Mit Druck zu neuer Substanz

In einem Hochdruck­experiment haben Innsbrucker Chemiker um Hubert Huppertz den Weg zu einer neuen Substanz­klasse eröffnet. Es ist ihnen erstmals gelungen, ein Borat mit Übergangs­metall­clustern in der Kristall­struktur herzustellen. Die Arbeit schaffte es auf die Titelseite des Fach­magazins Angewandte Chemie.

Die Studierenden lernen es bereits im ersten Semester: In der Festkörperchemie lässt sich anhand der Summenformel, die Art und Anzahl der Atome einer chemischen Verbindung angibt, nur sehr schwer auf die Struktur und damit auf die Eigenschaften einer Verbindung schließen. Will man – wie das Team um Hubert Huppertz vom Institut für Allgemeine, Anorganische und Theoretische Chemie – neue Stoffe herstellen, kann man dies nur auf experimentellem Weg tun. „Wenn wir neue Gebiete der Festkörperchemie erkunden wollen, ist es fast unmöglich dies anhand von theoretischen Modellen zu tun“, sagt der Chemiker. „Wir müssen im Experiment immer neue Versuche unternehmen und uns langsam voran tasten.“ Und dabei kommt es auch immer wieder zu Überraschungen.

Hubert Huppertz (li.) und Martin Schmitt (re.) mit einem Modell der Hochdruckpresse im Vordergrund. (Image credit: Uni Innsbruck)

Hubert Huppertz (li.) und Martin Schmitt (re.) mit einem Modell der Hochdruckpresse im Vordergrund. (Image credit: Uni Innsbruck)

Wir haben etwas ganz Anderes erwartet”, schildert Hubert Huppertz die Entstehung der aktuellen Arbeit, die es auf die Titelseite der renommierten Fachzeitschrift Angewandte Chemie geschafft hat.
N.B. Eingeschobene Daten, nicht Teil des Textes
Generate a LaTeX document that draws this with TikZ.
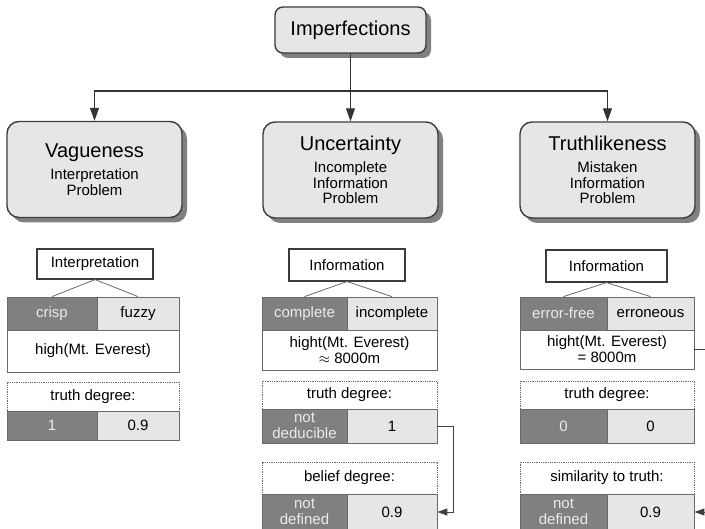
\documentclass[tikz,border=0pt]{standalone}
\usepackage{fontspec}
\setmainfont{Liberation Sans}
\usetikzlibrary{arrows.meta,shadows}
\definecolor{boxgray}{HTML}{E6E6E6}
\definecolor{cellgray}{HTML}{808080}
\definecolor{edgegray}{HTML}{3C3C3C}
\definecolor{linegray}{HTML}{6A6A6A}

\begin{document}
\begin{tikzpicture}[x=1pt, y=-1pt,
    topicbox/.style={draw=edgegray, line width=1.4pt, rounded corners=12pt, fill=boxgray,
      align=center, inner sep=0pt, minimum width=175pt, minimum height=96pt,
      font=\fontsize{15}{15.5}\selectfont,
      drop shadow={shadow xshift=5pt, shadow yshift=-5pt, fill=black!55, opacity=0.9}},
    tagbox/.style={draw=edgegray, line width=1.1pt, fill=white, inner sep=0pt,
      font=\fontsize{15}{16}\selectfont},
    cellbox/.style={draw=linegray, line width=0.8pt, inner sep=0pt, align=center,
      font=\fontsize{15}{16}\selectfont},
    darkcell/.style={cellbox, fill=cellgray, text=black!8},
    lightcell/.style={cellbox, fill=boxgray},
    whitecell/.style={cellbox, fill=white},
    headcell/.style={cellbox, fill=white, densely dotted},
    branch/.style={draw=linegray, line width=0.8pt},
    link/.style={-{Triangle[length=13pt,width=9pt]}, line width=1.1pt, draw=black!80},
    smalllink/.style={-{Triangle[length=10pt,width=7pt]}, line width=0.9pt, draw=black!75},
  ]
  \useasboundingbox (0,0) rectangle (705,529);
  \clip (0,0) rectangle (705,529);

  % Top
  \node[topicbox, rounded corners=8pt, minimum width=151pt, minimum height=46pt,
    font=\fontsize{20}{22}\selectfont] (imp) at (350.5,30) {Imperfections};

  % Kinds of imperfection
  \node[topicbox] (vag) at (94.5,169.5)
    {{\fontsize{20}{22}\selectfont Vagueness}\\[7pt] Interpretation\\ Problem};
  \node[topicbox] (unc) at (350.5,170)
    {{\fontsize{20}{22}\selectfont Uncertainty}\\[7pt] Incomplete\\ Information\\ Problem};
  \node[topicbox] (tru) at (607.5,170)
    {{\fontsize{20}{22}\selectfont Truthlikeness}\\[7pt] Mistaken\\ Information\\ Problem};

  % Arrows
  \coordinate (bus) at (350.5,91);
  \draw[link] (imp) -- (unc);
  \draw[link] (bus) -| (vag);
  \draw[link] (bus) -| (tru);

  % Vagueness column
  \node[tagbox, minimum width=116pt, minimum height=30pt] (vtag) at (95,264) {Interpretation};
  \node[darkcell, minimum width=90pt, minimum height=33pt] (crisp) at (52,313.5) {crisp};
  \node[lightcell, minimum width=82pt, minimum height=33pt] (fuzzy) at (138,313.5) {fuzzy};
  \node[whitecell, minimum width=172pt, minimum height=42pt] (vhigh) at (93,351) {high(Mt. Everest)};
  \node[headcell, minimum width=172pt, minimum height=29pt] (vtd) at (93,396.5) {truth degree:};
  \node[darkcell, minimum width=90pt, minimum height=29pt] (vone) at (52,425.5) {1};
  \node[lightcell, minimum width=82pt, minimum height=29pt] (vfuzzy) at (138,425.5) {0.9};
  \draw[branch] (vtag.south) -- (crisp.north);
  \draw[branch] (vtag.south) -- (fuzzy.north);

  % Uncertainty column
  \node[tagbox, minimum width=116pt, minimum height=32pt] (utag) at (347,265) {Information};
  \node[darkcell, minimum width=85pt, minimum height=33pt] (complete) at (304.5,313.5) {complete};
  \node[lightcell, minimum width=90pt, minimum height=33pt] (incomplete) at (392,313.5) {incomplete};
  \node[whitecell, minimum width=175pt, minimum height=40pt] (uhight) at (349.5,350) {hight(Mt. Everest)\\$\approx$ 8000m};
  \node[headcell, minimum width=175pt, minimum height=28pt] (utd) at (349.5,395) {truth degree:};
  \node[darkcell, minimum width=85pt, minimum height=34pt] (unotded) at (304.5,426) {not\\deducible};
  \node[lightcell, minimum width=90pt, minimum height=34pt] (uone) at (392,426) {1};
  \node[headcell, minimum width=175pt, minimum height=32pt] (ubd) at (349.5,478) {belief degree:};
  \node[darkcell, minimum width=85pt, minimum height=36pt] (unotdef) at (304.5,512) {not\\defined};
  \node[lightcell, minimum width=90pt, minimum height=36pt] (ubelief) at (392,512) {0.9};
  \draw[branch] (utag.south) -- (complete.north);
  \draw[branch] (utag.south) -- (incomplete.north);
  \draw[smalllink] (uone.east) -- ++(16,0) |- (ubelief.east);

  % Truthlikeness column
  \node[tagbox, minimum width=121pt, minimum height=32pt] (ttag) at (606.5,266) {Information};
  \node[darkcell, minimum width=87pt, minimum height=33pt] (errfree) at (563.5,313.5) {error-free};
  \node[lightcell, minimum width=87pt, minimum height=33pt] (erroneous) at (650.5,313.5) {erroneous};
  \node[whitecell, minimum width=174pt, minimum height=39pt] (thight) at (607,349.5) {hight(Mt. Everest)\\= 8000m};
  \node[headcell, minimum width=174pt, minimum height=28pt] (ttd) at (607,395) {truth degree:};
  \node[darkcell, minimum width=87pt, minimum height=34pt] (tzero) at (563.5,426) {0};
  \node[lightcell, minimum width=87pt, minimum height=34pt] (tzerob) at (650.5,426) {0};
  \node[headcell, minimum width=174pt, minimum height=32pt] (tsim) at (607,478) {similarity to truth:};
  \node[darkcell, minimum width=87pt, minimum height=36pt] (tnotdef) at (563.5,512) {not\\defined};
  \node[lightcell, minimum width=87pt, minimum height=36pt] (tsimval) at (650.5,512) {0.9};
  \draw[branch] (ttag.south) -- (errfree.north);
  \draw[branch] (ttag.south) -- (erroneous.north);
  \draw[smalllink] (thight.east) -- ++(20,0) |- (tsimval.east);
\end{tikzpicture}
\end{document}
Am Ende konnten die Forscher um Huppertz eine völlig neue Verbindung synthetisieren, die das Tor zu einem neuen Forschungsfeld geöffnet hat. Den Innsbrucker Chemikern ist es erstmals gelungen, ein Borat herzustellen, das in der Kristallstruktur Übergangsmetallcluster enthält. Damit konnten die Forscher zwei große Felder der Chemie, die Boratchemie und Metallcluster, miteinander verbinden.

Kristallstruktur von Mo2B4O9. (Foto credit: Uni Innsbruck)

Kristallstruktur von Mo2B4O9. (Foto credit: Uni Innsbruck)

Darauf gestoßen sind die Wissenschaftler eigentlich durch ein Missgeschick: In einem Experiment hatten Teile der untersuchten Substanz mit der Kapselwand reagiert. „Dabei entstand eine sehr geringe Menge der neuen Verbindung“, erzählt Erstautor Martin Schmitt. „Wir fanden dann eine Möglichkeit, diese Reaktion gezielt auszulösen und so den entscheidenden Trick für die Synthese dieses neuen Materials.“ In aufwändigen Analysen in Zusammenarbeit mit nationalen und internationalen Kooperationspartnern charakterisierte Schmitt die Verbindung und bestimmte deren Struktur. „Wir wollen diesen Zugang nun auch mit anderen Verbindungen testen und so weiter in dieses neue Forschungsgebiet vordringen“, blickt Hubert Huppertz bereits in die Zukunft.

Die an der Universität Innsbruck untersuchten Borate finden großes Interesse sowohl in der akademischen Forschung als auch in der Industrie. Rund 2.000 Verbindungen sind heute bereits bekannt, einige davon werden zum Beispiel in Düngemitteln, Waschmitteln und für die Herstellung von Laborgläsern und Leuchtstoffen verwendet.